Russia mulls supplying S-300 missile systems to Syria after US-led strikes
"I would like to note that a few years ago, taking into account a pressing request of some of our Western partners, we stopped supplying S-300 air defense systems to Syria,” Rudskoy said. But given the latest developments, Moscow believes it is “possible to return to mulling over the issue, and not only with regard to Syria but also to other states as well.”
Following the barrage of missiles aimed at “military and civilian” infrastructure, Damascus intercepted 71 out of 103 projectiles.
Syrian air defense systems S-125, S-200, Buk, and Kvadrat were involved in the operation to thwart the missile strike. The weapons date back to the times of the Cold War, as they “were manufactured in the Soviet Union,” the general added.
Syrian air defenses did all they could to protect the country.

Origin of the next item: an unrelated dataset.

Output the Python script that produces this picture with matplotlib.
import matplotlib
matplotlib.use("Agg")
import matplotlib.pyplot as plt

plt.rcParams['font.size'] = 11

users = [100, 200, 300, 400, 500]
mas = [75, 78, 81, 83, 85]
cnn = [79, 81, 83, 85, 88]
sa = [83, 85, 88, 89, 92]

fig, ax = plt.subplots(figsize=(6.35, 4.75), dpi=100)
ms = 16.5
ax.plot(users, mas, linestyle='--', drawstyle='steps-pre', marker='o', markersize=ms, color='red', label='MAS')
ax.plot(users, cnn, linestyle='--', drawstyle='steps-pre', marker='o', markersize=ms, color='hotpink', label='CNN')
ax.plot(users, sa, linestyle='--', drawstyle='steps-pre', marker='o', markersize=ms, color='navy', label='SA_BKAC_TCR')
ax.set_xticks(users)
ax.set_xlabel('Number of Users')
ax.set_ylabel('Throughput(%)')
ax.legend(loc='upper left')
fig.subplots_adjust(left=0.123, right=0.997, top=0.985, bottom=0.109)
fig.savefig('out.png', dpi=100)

Ruptly footage shows surface-to-air missiles responding to the “one-time” strike on Damascus.
The offensive in retaliation to the alleged Assad-orchestrated chemical attack in Douma on April 7 came just hours before the UN's Organisation for the Prohibition of Chemical Weapons (OPCW) experts were scheduled to visit the site on Saturday to determine whether chemical weapons had been used there last week.
Russia and Iran slammed the strikes as a clear violation of international law and said it would only contribute to more chaos in the region. Syrian President Bashar Assad said that Washington and the West simply realized they lost control and credibility in the conflict.